Records from a data source
---*---

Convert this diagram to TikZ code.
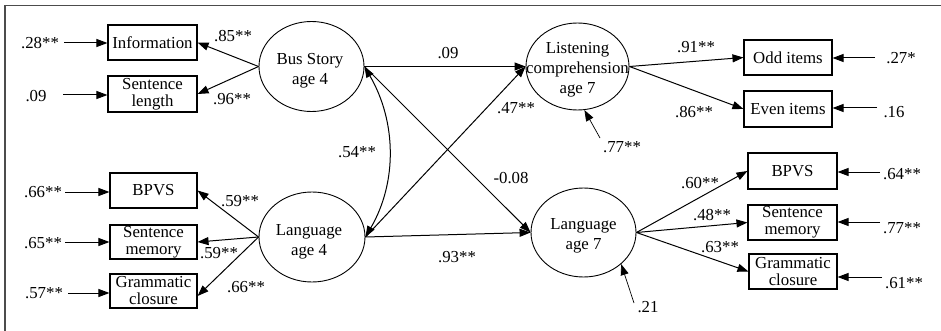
\documentclass[tikz,border=0pt]{standalone}
\usepackage{fontspec}
\setmainfont{Liberation Serif}
\usetikzlibrary{arrows.meta,calc,shapes.geometric}
\begin{document}
\begin{tikzpicture}[x=1pt,y=-1pt,
  obs/.style={draw, line width=1.1pt, inner sep=0pt, align=center, font=\fontsize{16.8}{17}\selectfont},
  lat/.style={draw, ellipse, line width=0.9pt, inner sep=0pt},
  lattext/.style={align=center, inner sep=0pt, font=\fontsize{16.8}{20}\selectfont},
  num/.style={inner sep=0pt, font=\fontsize{16.8}{20}\selectfont},
  arr/.style={-{Triangle[length=11pt,width=8pt]}, line width=1pt},
  darr/.style={{Triangle[length=11pt,width=8pt]}-{Triangle[length=11pt,width=8pt]}, line width=1pt},
]
\useasboundingbox (0,0) rectangle (941,331);
\draw[line width=1.8pt, black!70] (941,5.5) -- (5,5.5) -- (5,331);

% latent variables
\node[lat, minimum width=105pt, minimum height=90pt] (bus) at (311.5,66.5) {};
\node[lattext] (bus-t) at (310,70.5) {Bus Story\\age 4};
\node[lat, minimum width=106pt, minimum height=90pt] (lang4) at (312,237) {};
\node[lattext] (lang4-t) at (309,242) {Language\\age 4};
\node[lat, minimum width=103pt, minimum height=87pt] (listen) at (577.5,66.5) {};
\node[lattext] (listen-t) at (577.5,70) {Listening\\comprehension\\age 7};
\node[lat, minimum width=105pt, minimum height=89pt] (lang7) at (583.5,232.5) {};
\node[lattext] (lang7-t) at (583.5,236) {Language\\age 7};

% observed, left
\node[obs, minimum width=89pt, minimum height=35pt] (info) at (152.5,42.5) {Information};
\node[obs, minimum width=89pt, minimum height=36pt] (slen) at (152.5,94) {Sentence\\length};
\node[obs, minimum width=87pt, minimum height=35pt] (bpvsL) at (153.5,190.5) {BPVS};
\node[obs, minimum width=87pt, minimum height=34pt] (smL) at (153.5,242) {Sentence\\memory};
\node[obs, minimum width=87pt, minimum height=34pt] (gcL) at (153.5,291) {Grammatic\\closure};

% observed, right
\node[obs, minimum width=88pt, minimum height=35pt] (odd) at (788,57.5) {Odd items};
\node[obs, minimum width=88pt, minimum height=36pt] (even) at (788,109) {Even items};
\node[obs, minimum width=89pt, minimum height=36pt] (bpvsR) at (792.5,171) {BPVS};
\node[obs, minimum width=89pt, minimum height=35pt] (smR) at (792.5,222.5) {Sentence\\memory};
\node[obs, minimum width=88pt, minimum height=35pt] (gcR) at (793,271.5) {Grammatic\\closure};

% error terms, left
\node[num] (n28) at (40,43) {.28**};
\node[num] (n09) at (36,96) {.09};
\node[num] (n66) at (43,192) {.66**};
\node[num] (n65) at (43,243) {.65**};
\node[num] (n57) at (44,293) {.57**};
\coordinate (s28) at (64,43);
\coordinate (s09) at (63,95);
\coordinate (s66) at (65,192);
\coordinate (s65) at (65,242);
\coordinate (s57) at (68,293);
\draw[arr] (s28) -- (s28 -| info.west);
\draw[arr] (s09) -- (s09 -| slen.west);
\draw[arr] (s66) -- (s66 -| bpvsL.west);
\draw[arr] (s65) -- (s65 -| smL.west);
\draw[arr] (s57) -- (s57 -| gcL.west);

% error terms, right
\node[num] (n27) at (901,58) {.27*};
\node[num] (n16) at (894,112) {.16};
\node[num] (n64) at (902,174) {.64**};
\node[num] (n77b) at (902,228) {.77**};
\node[num] (n61) at (904,283) {.61**};
\coordinate (s27) at (875,58);
\coordinate (s16) at (877,108);
\coordinate (s64) at (880,172);
\coordinate (s77b) at (880,222);
\coordinate (s61) at (882,277);
\draw[arr] (s27) -- (s27 -| odd.east);
\draw[arr] (s16) -- (s16 -| even.east);
\draw[arr] (s64) -- (s64 -| bpvsR.east);
\draw[arr] (s77b) -- (s77b -| smR.east);
\draw[arr] (s61) -- (s61 -| gcR.east);

% loadings
\draw[arr] (bus.west) -- (info.east);
\draw[arr] (bus.west) -- (slen.east);
\node[num] (l85) at (233,36) {.85**};
\node[num] (l96) at (232,99) {.96**};
\draw[arr] (lang4.west) -- (bpvsL.east);
\draw[arr] (lang4.west) -- (smL.east);
\draw[arr] (lang4.west) -- ($(gcL.east)+(0,5)$);
\node[num] (l59a) at (240,201) {.59**};
\node[num] (l59b) at (219,253) {.59**};
\node[num] (l66) at (246,287) {.66**};
\draw[arr] (listen.east) -- (odd.west);
\draw[arr] (listen.east) -- (even.west);
\node[num] (l91) at (696,47) {.91**};
\node[num] (l86) at (694,112) {.86**};
\draw[arr] (lang7.east) -- (bpvsR.west);
\draw[arr] (lang7.east) -- (smR.west);
\draw[arr] (lang7.east) -- (gcR.west);
\node[num] (l60) at (700,183) {.60**};
\node[num] (l48) at (712,215) {.48**};
\node[num] (l63) at (720,247) {.63**};

% structural paths
\draw[arr] (bus.east) -- (listen.west);
\draw[arr] (lang4.east) -- (listen.west);
\draw[arr] (bus.east) -- (lang7.west);
\draw[arr] (lang4.east) -- (lang7.west);
\draw[darr] (bus.east) .. controls +(32,55) and +(32,-55) .. (lang4.east);
\node[num] (p09) at (448,53) {.09};
\node[num] (p47) at (516,108) {.47**};
\node[num] (p08) at (511,178) {-0.08};
\node[num] (p93) at (457,257) {.93**};
\node[num] (p54) at (357,152) {.54**};

% residuals
\coordinate (r77) at (600,138);
\coordinate (r21) at (634,303);
\draw[arr, line width=0.7pt] (r77) -- (listen.-81);
\draw[arr, line width=0.7pt] (r21) -- (lang7.-40);
\node[num] (n77) at (622,147) {.77**};
\node[num] (n21) at (648,307) {.21};
\end{tikzpicture}
\end{document}
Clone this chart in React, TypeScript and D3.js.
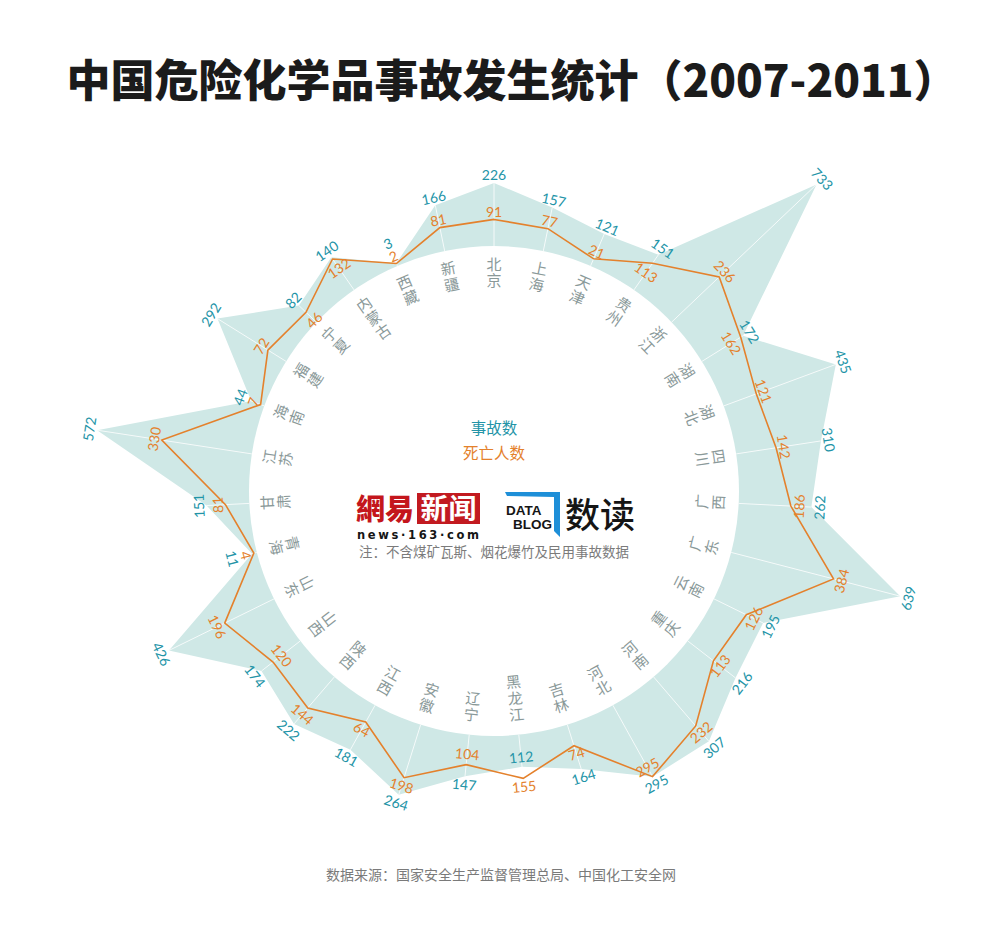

---*---

AIM OF THE TASK: Repeat the lines exactly as they stand, from the opening line of the data through the line with "(5,5.5) -- (5,331);". Pictures stay out of the copy.

SOLUTION TO THIS PROBLEM:
Convert this diagram to TikZ code.
\documentclass[tikz,border=0pt]{standalone}
\usepackage{fontspec}
\setmainfont{Liberation Serif}
\usetikzlibrary{arrows.meta,calc,shapes.geometric}
\begin{document}
\begin{tikzpicture}[x=1pt,y=-1pt,
  obs/.style={draw, line width=1.1pt, inner sep=0pt, align=center, font=\fontsize{16.8}{17}\selectfont},
  lat/.style={draw, ellipse, line width=0.9pt, inner sep=0pt},
  lattext/.style={align=center, inner sep=0pt, font=\fontsize{16.8}{20}\selectfont},
  num/.style={inner sep=0pt, font=\fontsize{16.8}{20}\selectfont},
  arr/.style={-{Triangle[length=11pt,width=8pt]}, line width=1pt},
  darr/.style={{Triangle[length=11pt,width=8pt]}-{Triangle[length=11pt,width=8pt]}, line width=1pt},
]
\useasboundingbox (0,0) rectangle (941,331);
\draw[line width=1.8pt, black!70] (941,5.5) -- (5,5.5) -- (5,331);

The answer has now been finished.